WHAT IS BEING ASKED:
Quote, verbatim, all material below, without pictures.

RAW DATA:
>> BEGIN

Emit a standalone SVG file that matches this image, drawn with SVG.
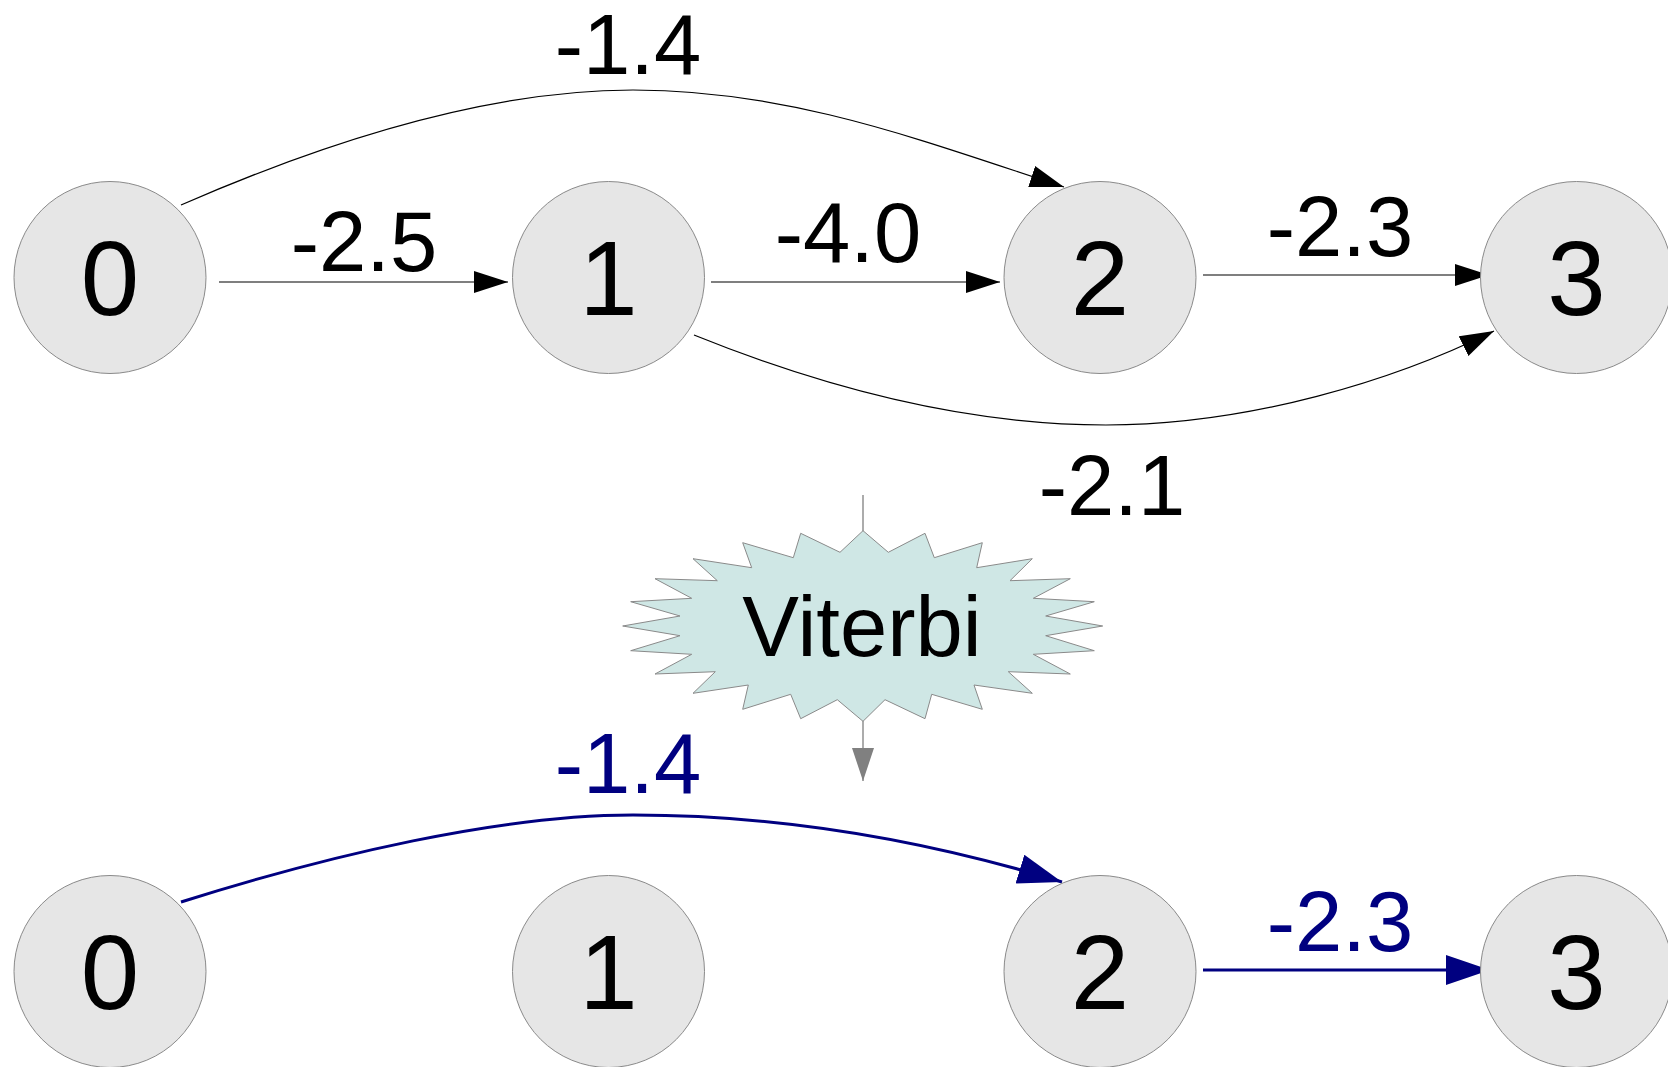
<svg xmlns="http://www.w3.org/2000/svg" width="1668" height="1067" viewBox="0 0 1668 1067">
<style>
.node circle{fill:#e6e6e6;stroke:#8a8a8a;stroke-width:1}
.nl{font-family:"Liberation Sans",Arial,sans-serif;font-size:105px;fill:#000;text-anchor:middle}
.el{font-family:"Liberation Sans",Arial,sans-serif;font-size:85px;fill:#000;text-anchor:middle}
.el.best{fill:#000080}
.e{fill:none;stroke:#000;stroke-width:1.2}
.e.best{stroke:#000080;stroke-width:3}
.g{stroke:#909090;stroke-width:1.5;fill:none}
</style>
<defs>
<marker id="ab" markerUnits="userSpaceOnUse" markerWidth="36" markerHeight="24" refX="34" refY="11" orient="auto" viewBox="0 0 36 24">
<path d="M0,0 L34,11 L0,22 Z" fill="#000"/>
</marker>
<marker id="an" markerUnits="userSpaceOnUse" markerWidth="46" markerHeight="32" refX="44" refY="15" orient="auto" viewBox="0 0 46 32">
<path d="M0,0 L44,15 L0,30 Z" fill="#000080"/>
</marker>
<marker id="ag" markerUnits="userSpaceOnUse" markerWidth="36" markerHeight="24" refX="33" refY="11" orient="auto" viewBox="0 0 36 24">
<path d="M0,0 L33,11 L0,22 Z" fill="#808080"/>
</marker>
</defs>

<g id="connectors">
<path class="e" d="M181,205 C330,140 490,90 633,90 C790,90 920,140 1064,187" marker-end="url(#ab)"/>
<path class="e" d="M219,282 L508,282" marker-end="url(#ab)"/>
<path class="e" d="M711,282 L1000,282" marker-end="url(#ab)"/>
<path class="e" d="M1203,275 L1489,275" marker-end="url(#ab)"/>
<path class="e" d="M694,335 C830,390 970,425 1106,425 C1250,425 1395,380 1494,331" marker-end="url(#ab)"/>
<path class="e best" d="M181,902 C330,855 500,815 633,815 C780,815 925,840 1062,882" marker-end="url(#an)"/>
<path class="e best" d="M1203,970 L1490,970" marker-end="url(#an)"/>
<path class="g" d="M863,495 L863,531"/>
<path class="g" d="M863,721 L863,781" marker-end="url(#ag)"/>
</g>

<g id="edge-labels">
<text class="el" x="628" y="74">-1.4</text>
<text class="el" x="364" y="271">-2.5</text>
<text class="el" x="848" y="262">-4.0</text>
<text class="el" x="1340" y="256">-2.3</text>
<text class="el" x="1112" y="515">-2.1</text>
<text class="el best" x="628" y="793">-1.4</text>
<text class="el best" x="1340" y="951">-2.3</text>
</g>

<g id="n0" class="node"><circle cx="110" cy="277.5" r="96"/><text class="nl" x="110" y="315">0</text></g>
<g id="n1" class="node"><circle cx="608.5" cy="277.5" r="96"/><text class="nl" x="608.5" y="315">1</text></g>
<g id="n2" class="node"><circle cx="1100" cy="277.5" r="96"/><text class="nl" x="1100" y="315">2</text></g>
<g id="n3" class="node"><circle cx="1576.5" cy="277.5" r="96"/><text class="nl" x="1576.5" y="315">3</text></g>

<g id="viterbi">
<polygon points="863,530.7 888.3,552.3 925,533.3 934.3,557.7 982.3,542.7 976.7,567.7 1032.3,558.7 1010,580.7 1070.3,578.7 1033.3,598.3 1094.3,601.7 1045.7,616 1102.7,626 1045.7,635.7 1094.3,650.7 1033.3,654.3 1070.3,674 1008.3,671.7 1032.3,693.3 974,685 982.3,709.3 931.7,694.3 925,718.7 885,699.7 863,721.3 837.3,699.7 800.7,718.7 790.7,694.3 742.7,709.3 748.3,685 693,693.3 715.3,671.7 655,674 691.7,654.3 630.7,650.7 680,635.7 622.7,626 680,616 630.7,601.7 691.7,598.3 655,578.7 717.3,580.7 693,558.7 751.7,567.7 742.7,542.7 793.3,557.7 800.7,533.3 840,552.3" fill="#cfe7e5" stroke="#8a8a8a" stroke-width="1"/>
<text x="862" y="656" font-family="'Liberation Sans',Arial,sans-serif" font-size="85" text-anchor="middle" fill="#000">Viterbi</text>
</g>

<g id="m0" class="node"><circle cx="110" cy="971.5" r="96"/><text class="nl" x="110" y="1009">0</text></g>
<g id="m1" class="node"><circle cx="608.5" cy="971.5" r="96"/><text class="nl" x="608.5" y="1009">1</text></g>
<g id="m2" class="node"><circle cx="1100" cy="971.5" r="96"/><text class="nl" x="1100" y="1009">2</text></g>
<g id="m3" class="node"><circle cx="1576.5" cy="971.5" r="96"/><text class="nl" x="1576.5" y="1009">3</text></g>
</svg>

>> END

OUTPUT FOR THIS EXERCISE:
Emit a standalone SVG file that matches this image, drawn with SVG.
<svg xmlns="http://www.w3.org/2000/svg" width="1668" height="1067" viewBox="0 0 1668 1067">
<style>
.node circle{fill:#e6e6e6;stroke:#8a8a8a;stroke-width:1}
.nl{font-family:"Liberation Sans",Arial,sans-serif;font-size:105px;fill:#000;text-anchor:middle}
.el{font-family:"Liberation Sans",Arial,sans-serif;font-size:85px;fill:#000;text-anchor:middle}
.el.best{fill:#000080}
.e{fill:none;stroke:#000;stroke-width:1.2}
.e.best{stroke:#000080;stroke-width:3}
.g{stroke:#909090;stroke-width:1.5;fill:none}
</style>
<defs>
<marker id="ab" markerUnits="userSpaceOnUse" markerWidth="36" markerHeight="24" refX="34" refY="11" orient="auto" viewBox="0 0 36 24">
<path d="M0,0 L34,11 L0,22 Z" fill="#000"/>
</marker>
<marker id="an" markerUnits="userSpaceOnUse" markerWidth="46" markerHeight="32" refX="44" refY="15" orient="auto" viewBox="0 0 46 32">
<path d="M0,0 L44,15 L0,30 Z" fill="#000080"/>
</marker>
<marker id="ag" markerUnits="userSpaceOnUse" markerWidth="36" markerHeight="24" refX="33" refY="11" orient="auto" viewBox="0 0 36 24">
<path d="M0,0 L33,11 L0,22 Z" fill="#808080"/>
</marker>
</defs>

<g id="connectors">
<path class="e" d="M181,205 C330,140 490,90 633,90 C790,90 920,140 1064,187" marker-end="url(#ab)"/>
<path class="e" d="M219,282 L508,282" marker-end="url(#ab)"/>
<path class="e" d="M711,282 L1000,282" marker-end="url(#ab)"/>
<path class="e" d="M1203,275 L1489,275" marker-end="url(#ab)"/>
<path class="e" d="M694,335 C830,390 970,425 1106,425 C1250,425 1395,380 1494,331" marker-end="url(#ab)"/>
<path class="e best" d="M181,902 C330,855 500,815 633,815 C780,815 925,840 1062,882" marker-end="url(#an)"/>
<path class="e best" d="M1203,970 L1490,970" marker-end="url(#an)"/>
<path class="g" d="M863,495 L863,531"/>
<path class="g" d="M863,721 L863,781" marker-end="url(#ag)"/>
</g>

<g id="edge-labels">
<text class="el" x="628" y="74">-1.4</text>
<text class="el" x="364" y="271">-2.5</text>
<text class="el" x="848" y="262">-4.0</text>
<text class="el" x="1340" y="256">-2.3</text>
<text class="el" x="1112" y="515">-2.1</text>
<text class="el best" x="628" y="793">-1.4</text>
<text class="el best" x="1340" y="951">-2.3</text>
</g>

<g id="n0" class="node"><circle cx="110" cy="277.5" r="96"/><text class="nl" x="110" y="315">0</text></g>
<g id="n1" class="node"><circle cx="608.5" cy="277.5" r="96"/><text class="nl" x="608.5" y="315">1</text></g>
<g id="n2" class="node"><circle cx="1100" cy="277.5" r="96"/><text class="nl" x="1100" y="315">2</text></g>
<g id="n3" class="node"><circle cx="1576.5" cy="277.5" r="96"/><text class="nl" x="1576.5" y="315">3</text></g>

<g id="viterbi">
<polygon points="863,530.7 888.3,552.3 925,533.3 934.3,557.7 982.3,542.7 976.7,567.7 1032.3,558.7 1010,580.7 1070.3,578.7 1033.3,598.3 1094.3,601.7 1045.7,616 1102.7,626 1045.7,635.7 1094.3,650.7 1033.3,654.3 1070.3,674 1008.3,671.7 1032.3,693.3 974,685 982.3,709.3 931.7,694.3 925,718.7 885,699.7 863,721.3 837.3,699.7 800.7,718.7 790.7,694.3 742.7,709.3 748.3,685 693,693.3 715.3,671.7 655,674 691.7,654.3 630.7,650.7 680,635.7 622.7,626 680,616 630.7,601.7 691.7,598.3 655,578.7 717.3,580.7 693,558.7 751.7,567.7 742.7,542.7 793.3,557.7 800.7,533.3 840,552.3" fill="#cfe7e5" stroke="#8a8a8a" stroke-width="1"/>
<text x="862" y="656" font-family="'Liberation Sans',Arial,sans-serif" font-size="85" text-anchor="middle" fill="#000">Viterbi</text>
</g>

<g id="m0" class="node"><circle cx="110" cy="971.5" r="96"/><text class="nl" x="110" y="1009">0</text></g>
<g id="m1" class="node"><circle cx="608.5" cy="971.5" r="96"/><text class="nl" x="608.5" y="1009">1</text></g>
<g id="m2" class="node"><circle cx="1100" cy="971.5" r="96"/><text class="nl" x="1100" y="1009">2</text></g>
<g id="m3" class="node"><circle cx="1576.5" cy="971.5" r="96"/><text class="nl" x="1576.5" y="1009">3</text></g>
</svg>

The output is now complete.